Ring current formation is mainly attributed to enhanced global magnetospheric convection and particle injection. One of the indicators of enhanced global magnetospheric convection is the transpolar potential. The transpolar potential has been shown to respond to dawn-dusk oriented interplanetary magnetic field (IMF), enhancing as the IMF magnitude grows. This suggests that the ring current should respond to dawn-dusk oriented IMF. This work examines the ring current response during periods of dawn-dusk oriented IMF using the LFM and CRCM simulations, exploring the effects of global magnetospheric convection and the location of the reconnection region on the night side. This work shows that as the magnitude of the dawn-dusk oriented IMF increases, producing a corresponding increase in the transpolar potential, the ring current response increases. The response is always much less than a comparable southward IMF would produce. This lower response is due to both magnetospheric convection, which builds the ring current but at a slower rate, and flank reconnection, which allows energy to flow through the inner magnetosphere without building the ring current plasma population.

Dipolarization Fronts and Reconnection in 2D Current Sheets



Dr. Natalia Buzulukova, NASA Goddard Space Flight Center/Catholic University

Dipolarization fronts (DF's) are moving structures in the Earth's magnetotail with a sharp increase of the magnetic field component Bz normal to the neutral plane. DFs are routinely observed inside bursty bulk flows. Bursty bulk flows with DFs are the main mechanism for energy and plasma transfer in the Earth magnetotail and supply particles to the inner magnetosphere and the ring current. It is usually accepted that DFs and bursty bulk flows are reconnection exhausts. To model collisionless reconnection and DFs in the Earth's magnetotail, we use a 2D PIC code with open boundaries. We start from fully kinetic 2D equilibrium and show that the reconnection process is very sensitive to initial equilibrium.

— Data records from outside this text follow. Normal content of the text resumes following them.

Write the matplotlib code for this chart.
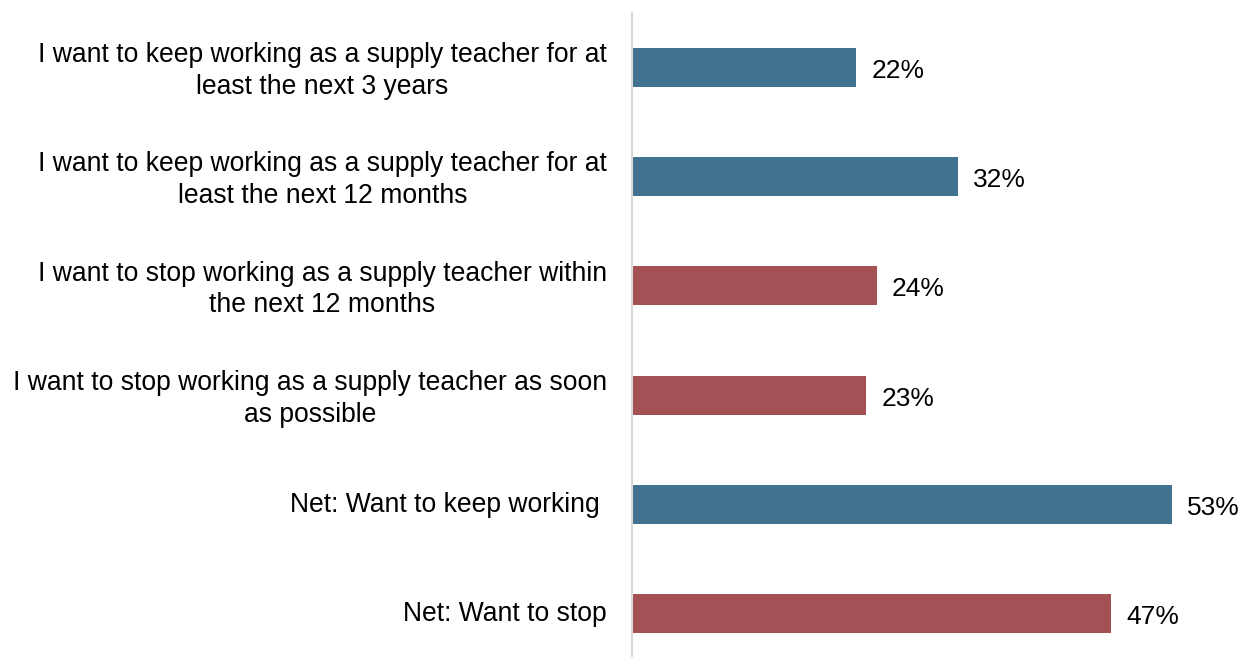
import matplotlib
matplotlib.use("Agg")
import matplotlib.pyplot as plt

plt.rcParams['font.family'] = ['Liberation Sans', 'DejaVu Sans']

categories = [
    "I want to keep working as a supply teacher for at\nleast the next 3 years",
    "I want to keep working as a supply teacher for at\nleast the next 12 months",
    "I want to stop working as a supply teacher within\nthe next 12 months",
    "I want to stop working as a supply teacher as soon\nas possible",
    "Net: Want to keep working ",
    "Net: Want to stop",
]
values = [22, 32, 24, 23, 53, 47]
groups = ["keep", "keep", "stop", "stop", "keep", "stop"]
palette = {"keep": "#41728F", "stop": "#A35154"}

W, H = 1249, 657
fig = plt.figure(figsize=(W / 100, H / 100), dpi=100)

# axes geometry in pixels
ax_left = 632
px_per_unit = 10.19
xmax = 60
slot = 109.2
first_center = 67.5
top = first_center - slot / 2
bottom = top + slot * len(categories)
ax = fig.add_axes([ax_left / W, 1 - bottom / H, xmax * px_per_unit / W, (bottom - top) / H])

y = list(range(len(categories)))
ax.barh(y, values, height=0.357, color=[palette[g] for g in groups])
ax.set_xlim(0, xmax)
ax.set_ylim(len(categories) - 0.5, -0.5)

for s in ["top", "right", "bottom"]:
    ax.spines[s].set_visible(False)
ax.spines["left"].set_color("#D9D9D9")
ax.spines["left"].set_linewidth(1.5)
ax.set_xticks([])
ax.set_yticks([])

# category labels, right-aligned to the left of the axis line
for yi, label in zip(y, categories):
    dy = -2.6 if "\n" in label else -0.3
    ax.annotate(label, xy=(0, yi), xytext=(-18, dy), textcoords="offset points",
                ha="right", va="center", multialignment="center",
                fontsize=19.1, linespacing=1.29, color="black", annotation_clip=False)

# value labels at the end of each bar
for yi, v in zip(y, values):
    ax.annotate(f"{v}%", xy=(v, yi), xytext=(11, -2.5), textcoords="offset points",
                va="center", ha="left", fontsize=19, color="black")

fig.savefig("out.png", dpi=100)
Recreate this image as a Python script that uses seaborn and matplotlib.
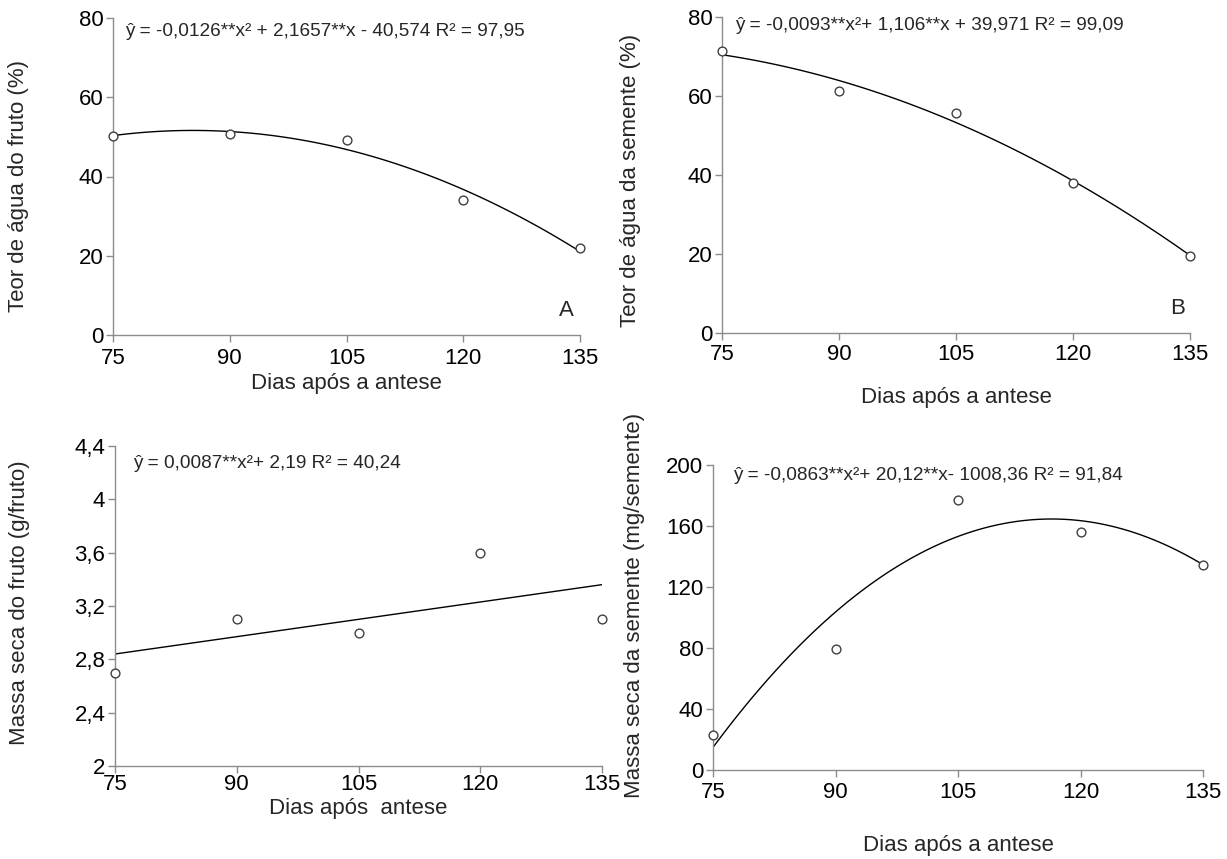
import matplotlib
matplotlib.use("Agg")
import matplotlib.pyplot as plt
import seaborn as sns
import pandas as pd

days = [75, 90, 105, 120, 135]
agua_fruto = [50.2, 50.8, 49.2, 34.1, 22.0]
agua_semente = [71.4, 61.2, 55.7, 38.0, 19.5]
massa_fruto = [2.7, 3.1, 3.0, 3.6, 3.1]
massa_semente = [23.0, 79.3, 177.0, 156.0, 134.4]

x_ticks = [75, 90, 105, 120, 135]
y_ticks_a = [0, 20, 40, 60, 80]
y_ticks_b = [0, 20, 40, 60, 80]
y_ticks_c = [2.0, 2.4, 2.8, 3.2, 3.6, 4.0, 4.4]
y_ticklabels_c = ["2", "2,4", "2,8", "3,2", "3,6", "4", "4,4"]
y_ticks_d = [0, 40, 80, 120, 160, 200]

eq_a = "ŷ = -0,0126**x² + 2,1657**x - 40,574 R² = 97,95"
eq_b = "ŷ = -0,0093**x²+ 1,106**x + 39,971 R² = 99,09"
eq_c = "ŷ = 0,0087**x²+ 2,19 R² = 40,24"
eq_d = "ŷ = -0,0863**x²+ 20,12**x- 1008,36 R² = 91,84"

sns.set_style("ticks")
plt.rcParams["font.family"] = ["Liberation Sans", "DejaVu Sans"]

W, H = 1227, 859
fig = plt.figure(figsize=(W / 100, H / 100), dpi=100)

def px_axes(left, right, top, bottom):
    return fig.add_axes([left / W, 1 - bottom / H, (right - left) / W, (bottom - top) / H])

spine_col = "#8c8c8c"
TICK_FS = 16
LAB_FS = 16
EQ_FS = 13.7

panels = [
    dict(box=(113, 580, 18, 335), y=agua_fruto, order=2, yt=y_ticks_a, ytl=[str(v) for v in y_ticks_a],
         ylim=(0, 80), ylabel="Teor de água do fruto (%)", ylab_pos=(-0.18, 0.47), xpad=4,
         xlabel="Dias após a antese", xlab_y=-0.12, eq=eq_a, eq_pos=(125, 32), tag="A", tag_pos=(566, 310)),
    dict(box=(722, 1190, 17, 333), y=agua_semente, order=2, yt=y_ticks_b, ytl=[str(v) for v in y_ticks_b],
         ylim=(0, 80), ylabel="Teor de água da semente (%)", ylab_pos=(-0.173, 0.484), xpad=3,
         xlabel="Dias após a antese", xlab_y=-0.171, eq=eq_b, eq_pos=(735, 25), tag="B", tag_pos=(1178, 308)),
    dict(box=(115, 602, 446, 766), y=massa_fruto, order=1, yt=y_ticks_c, ytl=y_ticklabels_c,
         ylim=(2.0, 4.4), ylabel="Massa seca do fruto (g/fruto)", ylab_pos=(-0.174, 0.51), xpad=0.5,
         xlabel="Dias após  antese", xlab_y=-0.1, eq=eq_c, eq_pos=(133, 463), tag=None, tag_pos=None),
    dict(box=(713, 1203, 465, 770), y=massa_semente, order=2, yt=y_ticks_d, ytl=[str(v) for v in y_ticks_d],
         ylim=(0, 200), ylabel="Massa seca da semente (mg/semente)", ylab_pos=(-0.139, 0.54), xpad=4,
         xlabel="Dias após a antese", xlab_y=-0.213, eq=eq_d, eq_pos=(733, 476), tag=None, tag_pos=None),
]

for p in panels:
    ax = px_axes(*p["box"])
    df = pd.DataFrame({"x": days, "y": p["y"]})
    sns.regplot(data=df, x="x", y="y", order=p["order"], ci=None, truncate=True, ax=ax,
                scatter_kws=dict(s=40, facecolor="white", edgecolor="#404040", linewidths=1.0,
                                 clip_on=False, zorder=3, alpha=1),
                line_kws=dict(color="black", lw=1.0, zorder=2))
    ax.set_xlim(75, 135)
    ax.set_ylim(*p["ylim"])
    ax.set_xticks(x_ticks)
    ax.set_xticklabels([str(v) for v in x_ticks], fontsize=TICK_FS)
    ax.set_yticks(p["yt"])
    ax.set_yticklabels(p["ytl"], fontsize=TICK_FS)
    for s in ["top", "right"]:
        ax.spines[s].set_visible(False)
    for s in ["left", "bottom"]:
        ax.spines[s].set_color(spine_col)
        ax.spines[s].set_linewidth(1.0)
    ax.tick_params(axis="both", colors=spine_col, labelcolor="black", length=5, width=1.0, direction="out")
    ax.tick_params(axis="y", pad=2)
    ax.tick_params(axis="x", pad=p["xpad"])
    ax.set_ylabel(p["ylabel"], fontsize=LAB_FS)
    ax.yaxis.set_label_coords(*p["ylab_pos"])
    ax.set_xlabel(p["xlabel"], fontsize=LAB_FS)
    ax.xaxis.set_label_coords(0.5, p["xlab_y"])
    fig.text(p["eq_pos"][0] / W, 1 - p["eq_pos"][1] / H, p["eq"], fontsize=EQ_FS, va="center", ha="left")
    if p["tag"]:
        fig.text(p["tag_pos"][0] / W, 1 - p["tag_pos"][1] / H, p["tag"], fontsize=16, va="center", ha="center")

fig.savefig("out.png", dpi=100)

We find that equilibrium with accumulated flux in the magnetotail generates multiple DFs. In this case, DF's and bursty bulk flows are not a consequence of reconnection. Instead, it is the motion of the DF that triggers reconnection and the formation of an active X-point. We implement virtual spacecraft in our simulations and find that characteristics of simulated DFs agree very well with observations. These results will be important for the future NASA MMS mission devoted to studying the reconnection process in the Earth's magnetosphere.

Modeling Ionospheric Outflow



Dr. Alex Glocer,NASA Goddard Space Flight Center

The Earth's magnetosphere, formed by the complex interaction of the solar wind with the planet's magnetic field, has no intrinsic source of plasma. It acquires all the matter within it from the ionosphere and solar wind. Indeed, since the earliest measurements of O+ in the magnetosphere, a clear indicator of an ionospheric source, the topic of magnetospheric composition and its role in governing magnetospheric processes has been of keen scientific interest. In this study, we model the ionospheric outflow solution during the geomagnetically quiet conditions in the polar cap during solar maximum. We directly compare our simulation results to satellite and radar data of ion and electron density, velocity, and temperature. The data and model agree reasonably well, and demonstrates that photoelectrons play an important role in explaining the differences between sunlit and dark results, ion composition, as well as ion and electron temperatures.